Collaborative Research: Payoff-Belief Separable Preferences
Purdue University, West Lafayette IN
Investigators
Abstract
This project builds a bridge between the frontier of behavioral economics and mainstream applied economic analysis. The team analyzes and tests a model of individual economic decisions. In this model, the beliefs of consumers, workers, and investors directly impact their individual well-being. The research builds a unifying framework that includes many widely used models from behavioral economics as specific cases. The team develops testable implications that can be used to determine whether the models accurately describe individual behavior. They will use these to test the new theory in a series of laboratory experiments. The model they propose is an alternative to the standard model of utility maximization that is almost universally used when economic science is applied to understand or predict economic outcomes. As a result, the new theory could bring frontier insights from psychology, decision science, and behavior economics to wide adoption in mainstream economic analysis. This kind of analysis is widely used by state and local governments, the US federal government, and business. As a result, the project could improve economic policies and the ability of businesses to compete in the marketplace. The project uses decision theory to enrich the study of preferences that depend both on material outcomes and intermediate beliefs. The team introduces and analyzes a new class of dynamic preferences to capture a general additively-separable approach to belief-based utility. This class encompasses many models already developed in behavioral economics.
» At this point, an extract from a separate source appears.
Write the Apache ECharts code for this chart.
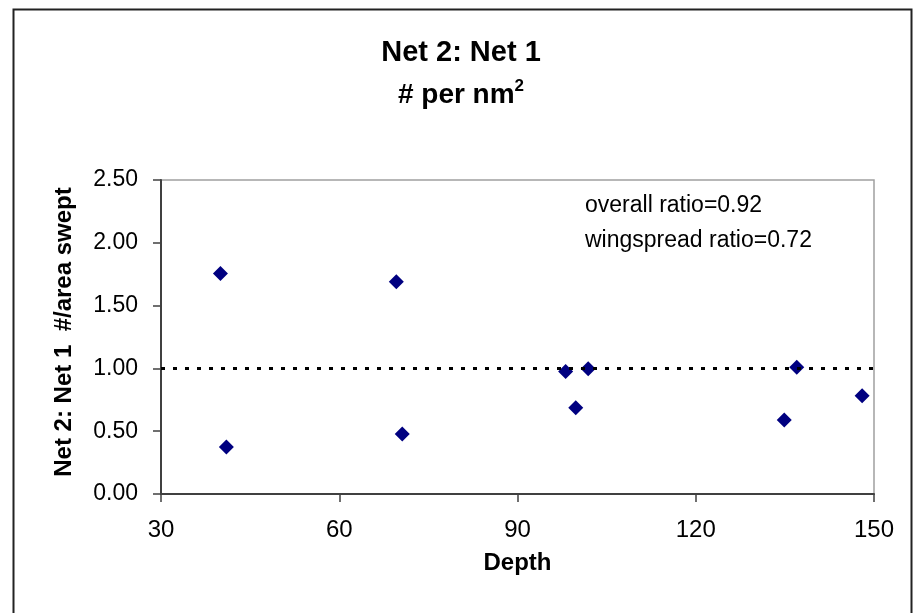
<!DOCTYPE html>
<html>
<head>
<meta charset="utf-8">
<script src="https://cdn.jsdelivr.net/npm/echarts@6/dist/echarts.min.js"></script>
<style>
  html, body { margin: 0; padding: 0; background: #fff; }
  #chart { width: 916px; height: 613px; }
</style>
</head>
<body>
<div id="chart"></div>
<script>
// Station depth (m) and Net 2 : Net 1 catch ratio per area swept
const depths = [40.0, 41.0, 69.6, 70.6, 98.1, 101.9, 99.8, 134.9, 137.0, 148.0];
const ratios = [1.755, 0.374, 1.69, 0.477, 0.975, 0.997, 0.687, 0.589, 1.01, 0.782];

const xTicks = { min: 30, max: 150, interval: 30 };
const yTicks = { min: 0, max: 2.5, interval: 0.5 };
const referenceRatio = 1;
const notes = ['overall ratio=0.92', 'wingspread ratio=0.72'];
const yTitle = 'Net 2: Net 1  #/area swept';

const FONT = 'Arial, "Liberation Sans", Helvetica, sans-serif';

const chart = echarts.init(document.getElementById('chart'), null, { renderer: 'canvas' });

chart.setOption({
  backgroundColor: '#ffffff',
  animation: false,
  grid: {
    left: 161, top: 180, right: 42, bottom: 119,
    show: true, borderColor: '#a0a0a0', borderWidth: 1.5,
    backgroundColor: 'transparent'
  },
  xAxis: {
    type: 'value',
    min: xTicks.min, max: xTicks.max, interval: xTicks.interval,
    name: 'Depth', nameLocation: 'middle', nameGap: 57,
    nameTextStyle: { fontFamily: FONT, fontWeight: 'bold', fontSize: 24, color: '#000' },
    axisLine: { show: true, onZero: false, lineStyle: { color: '#404040', width: 2 } },
    axisTick: { show: true, inside: false, length: 8, lineStyle: { color: '#404040', width: 1.5 } },
    axisLabel: { margin: 24, fontFamily: FONT, fontSize: 24, color: '#000' },
    splitLine: { show: false }
  },
  yAxis: {
    type: 'value',
    min: yTicks.min, max: yTicks.max, interval: yTicks.interval,
    axisLine: { show: true, onZero: false, lineStyle: { color: '#404040', width: 2 } },
    axisTick: { show: true, inside: false, length: 8, lineStyle: { color: '#404040', width: 1.5 } },
    axisLabel: {
      margin: 23, fontFamily: FONT, fontSize: 23, color: '#000',
      formatter: v => v.toFixed(2)
    },
    splitLine: { show: false }
  },
  series: [{
    type: 'scatter',
    data: depths.map((d, i) => [d, ratios[i]]),
    symbol: 'diamond',
    symbolSize: [15, 15],
    itemStyle: { color: '#000080', opacity: 1 },
    markLine: {
      silent: true,
      symbol: ['none', 'none'],
      label: { show: false },
      lineStyle: { color: '#000', type: [4, 8], width: 3 },
      data: [{ yAxis: referenceRatio }]
    },
    z: 3
  }],
  graphic: [
    {
      type: 'rect', left: 11, top: 7, silent: true,
      shape: { width: 898, height: 640 },
      style: { fill: 'none', stroke: '#222', lineWidth: 2 }
    },
    {
      type: 'text', x: 461, y: 53, silent: true,
      style: {
        text: 'Net 2: Net 1', textAlign: 'center', textVerticalAlign: 'middle',
        font: 'bold 29px ' + FONT, fill: '#000'
      }
    },
    {
      type: 'text', x: 461, y: 95, silent: true,
      style: {
        text: '{b|# per nm}{s|2}', textAlign: 'center', textVerticalAlign: 'middle',
        rich: {
          b: { font: 'bold 28px ' + FONT, fill: '#000', lineHeight: 32 },
          s: { font: 'bold 17px ' + FONT, fill: '#000', padding: [0, 0, 18, 0], lineHeight: 19 }
        }
      }
    },
    {
      // vertical axis title
      type: 'text', x: 64, y: 332, rotation: Math.PI / 2, silent: true,
      style: {
        text: yTitle, textAlign: 'center', textVerticalAlign: 'middle',
        font: 'bold 24px ' + FONT, fill: '#000'
      }
    },
    {
      type: 'text', left: 585, top: 194, silent: true,
      style: { text: notes[0], font: '23px ' + FONT, fill: '#000' }
    },
    {
      type: 'text', left: 585, top: 229, silent: true,
      style: { text: notes[1], font: '23px ' + FONT, fill: '#000' }
    }
  ]
});
</script>
</body>
</html>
Models of belief-based utility have demonstrated important implications for the design of medical tests, the analysis of how investors rebalance portfolios, and other important applications. Providing new, simple, and testable conditions to distinguish between different belief-based motivations for economic decisions will help us to better understand how psychological processes affect economic decisions. This award reflects NSF's statutory mission and has been deemed worthy of support through evaluation using the Foundation's intellectual merit and broader impacts review criteria.